Self-assuredness comes from a justified self-belief. Regularly recording accomplishments and learning can help here, though seeking praise from others can have the opposite effect. On simple technique is to establish at the beginning of each day, each week and each month one small but meaningful thing you will accomplish that will make you respect and/or like yourself more and to invest effort in making that happen. Another is to ensure that you do at least one act of kindness every day.
Being focused can be difficult when you are under stress. It helps here to step away from the stress-causing environment (preferably literally by, for example, taking a walk) and having quiet contemplative time to work out what is really important and why. Meditation works in a similar way for some people. And of course, the coaching conversation is a safe and protected environment where this kind of constructive , purposeful thinking can take place.
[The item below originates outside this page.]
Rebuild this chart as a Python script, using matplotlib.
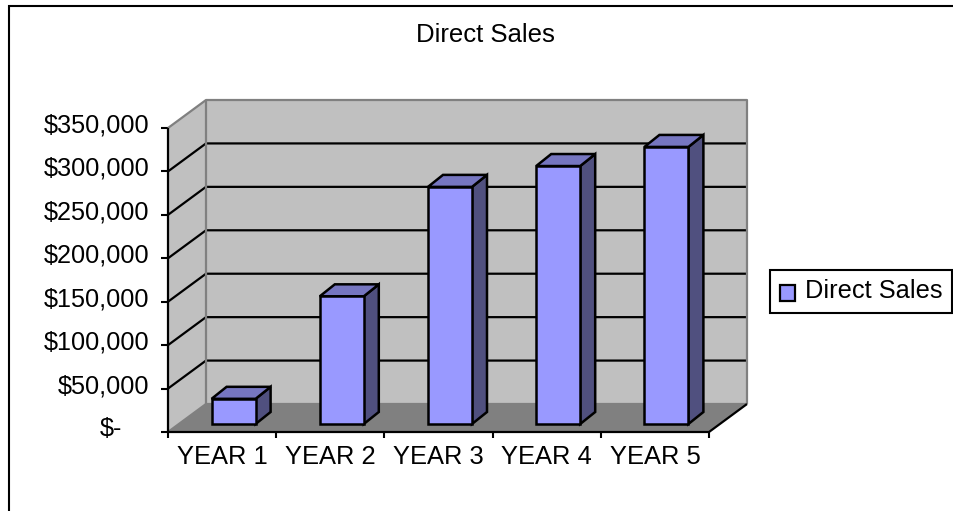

Being open to new ideas requires yet another mind shift that can be helped by simple tools, such as the three layers of learning. Most intentional learning tends to happen by focusing on knowledge or skills needs directly related to the job role a person has. But there is also great benefit to be derived from acquiring peripheral learning that widens understanding of things that impact the core role; and ad hoc learning that has no immediate connection to the core role. The most significant new ideas and insights come from these two latter areas. To access these, we can widen the network of people we interact with and the range of topics that we read about. A useful coaching question here is: How many conversations have you had this week that have given you significant new insights?
Willingness to ask for support is often a matter of confidence. If we are afraid to be vulnerable, or to look stupid, we often try to struggle on, on our own. The secret here is to start by giving support to others, which makes it much easier to ask people to reciprocate. It’s like building a bank of helpfulness – the more in credit you are, the easier it is to get a loan when you need it. The coach can help the coachee recognise the real or potential support networks they have, then to plan how to both expand and strengthen these.
Structured thinking and planning. For most people, careers are a series of unmanaged and unconsidered changes. Careers happen to them, rather than happen as a result of their imagination and intentional action. The coach can help the coachee create and work with a flexible plan of strategic opportunism, reviewing it frequently against the coachee’s personal development and evolving opportunities in the world around them. Knowing that you have a fall-back plan (or several) increases confidence in the face of threatening change – you simply start to invest more energy into paths that you have already mapped out.
Being proactive. Coaches can’t easily teach coachees to become more proactive – that stems from a deep internal motivation. But they can help the coachee develop the habit of anticipating change and looking for ways to meet it with innovative changes of their own that give them more sense of control over what is happening. Simple tools, such as a personal SWOT[2] analysis, start the thinking process, and lay the ground for imagining different futures, which in turn can create a stimulus for proactivity.
Seeing clients grow in resilience is one of the most gratifying parts of being a coach. In short-term assignments, we don’t often see the full impact of these changes, because they can take a while to bear fruit. But when we keep in touch over the longer time, we frequently find that the coachee has gradually learned to embrace and thrive on change that would previously have stressed or diminished them.